Contemporary Western culture presumes to sit at the pinnacle of progress. It was not always so. The Greeks, those scions of reason and logic (who borrowed much from Egypt), believed that they lived in a period following a Golden Age of men and gods. A belief in progress as a linear march of history, with each successive generation building on the accomplishments of the last, is a relatively recent one.

It is easy to correlate this idea of progress with the material benefit of scientific empiricism since the early 19th century: the explosion of scientific discoveries of the last two centuries has been a blessing in helping elevate the standard living of Earthlings. I believe, though, that this easy correlation belies the growth in something equally (probably more) important and, conversely, nonmeasurable: the growth in the idea of liberty and the enormous impact of increasing the accuracy of prices which rises in proportion to free exchange.

Science benefited from the growing acceptance of liberty as an ultimate end as more and more scientists found opportunity in the greater availability of capital and the social and political freedom to pursue previously unacceptable ideas about how the world might work. Before Locke and Hobbes, Rousseau and Hume, Kant and Adam Smith, the Overton Window of acceptable discourse was framed primarily by religious considerations. The church did not object to an error in Galileo's thinking so much as object to his presumption of offering a more accurate view of the world than could the church. The church was the authority and the authority could not be wrong, which is to say: the church made a power play more than a good argument; a play that we still see being evoked today. Galileo had an empirical view; the church had a theoretical one. In this instance, the empirical view flowed from the Renaissance of Greek logic into the Enlightenment. Empiricism would come to frame the Overton Window for centuries.

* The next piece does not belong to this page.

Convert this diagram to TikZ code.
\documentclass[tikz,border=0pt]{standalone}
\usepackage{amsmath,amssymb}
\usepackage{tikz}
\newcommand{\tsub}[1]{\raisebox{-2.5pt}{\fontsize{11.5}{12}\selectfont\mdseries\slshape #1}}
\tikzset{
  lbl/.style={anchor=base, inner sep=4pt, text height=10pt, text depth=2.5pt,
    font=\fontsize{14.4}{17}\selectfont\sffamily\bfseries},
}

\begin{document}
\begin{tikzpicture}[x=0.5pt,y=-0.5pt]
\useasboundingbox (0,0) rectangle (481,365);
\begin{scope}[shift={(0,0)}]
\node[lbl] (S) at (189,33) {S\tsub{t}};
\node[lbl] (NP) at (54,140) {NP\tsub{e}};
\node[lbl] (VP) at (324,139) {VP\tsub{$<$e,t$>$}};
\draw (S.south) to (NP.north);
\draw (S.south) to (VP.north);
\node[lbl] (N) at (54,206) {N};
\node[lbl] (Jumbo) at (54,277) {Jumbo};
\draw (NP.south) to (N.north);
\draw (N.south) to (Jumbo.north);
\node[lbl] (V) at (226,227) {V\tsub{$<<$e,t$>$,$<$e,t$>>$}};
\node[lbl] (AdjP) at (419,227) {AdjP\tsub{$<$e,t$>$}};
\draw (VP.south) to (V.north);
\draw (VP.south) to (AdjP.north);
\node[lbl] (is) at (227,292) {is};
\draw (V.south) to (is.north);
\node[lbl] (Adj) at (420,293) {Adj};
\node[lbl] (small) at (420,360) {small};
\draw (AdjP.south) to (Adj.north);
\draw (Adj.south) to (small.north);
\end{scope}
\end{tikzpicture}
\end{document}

Theoretical knowledge and the possibility of gaining understanding without experience (through apriori synthetic deduction) is an old idea. We see in early oral histories a transmission of a kind science in which past experience becomes a story with a moral or a lesson. These lessons helped human civilizations persist through calamity by nipping in the bud the consequences of repeatedly making errors in judgment. The theoretical code of the various churches presented various systems by which people could live in peace and prosperity. As an invention, religion codified the nonmeasurable truths of human interaction (or tried to). If you believe that stories have no real meaning in human history (you're wrong), then math is a good and old example of apriori theoretical knowledge.

That the epistemological bias of the church suppressed the work of Galileo is unequivocal. That the epistemological bias of contemporary politics suppresses the works of Mises, Hayek, Rothbard and Hoppe is contentious.

In discussing the political institutions today, the Overton Window encompasses how to use government, not whether we should use it. Few things remain free from the influence of the state today and it is rare that a situation that arises for which we find the consensus answer: wait before we act, it is likely that there are unseen forces acting as we speak to solve this problem before we make it worse. This is the pejorative, Partisan Gridlock, which impedes the bureaucrat from perfecting his fellow man.

Practical political discourse today evokes restlessness - a sense of needing to do something; in the future, perhaps we will swing back towards humility in the unseen hands of nature. As the discussion stands, communication is made all the more contentious by the unwillingness to acknowledge the current epistemological bias towards empiricism. Thus, the Overton Window will only accept ideas framed by this bias even when the outcome will likely aggravate rather than alleviate the problem.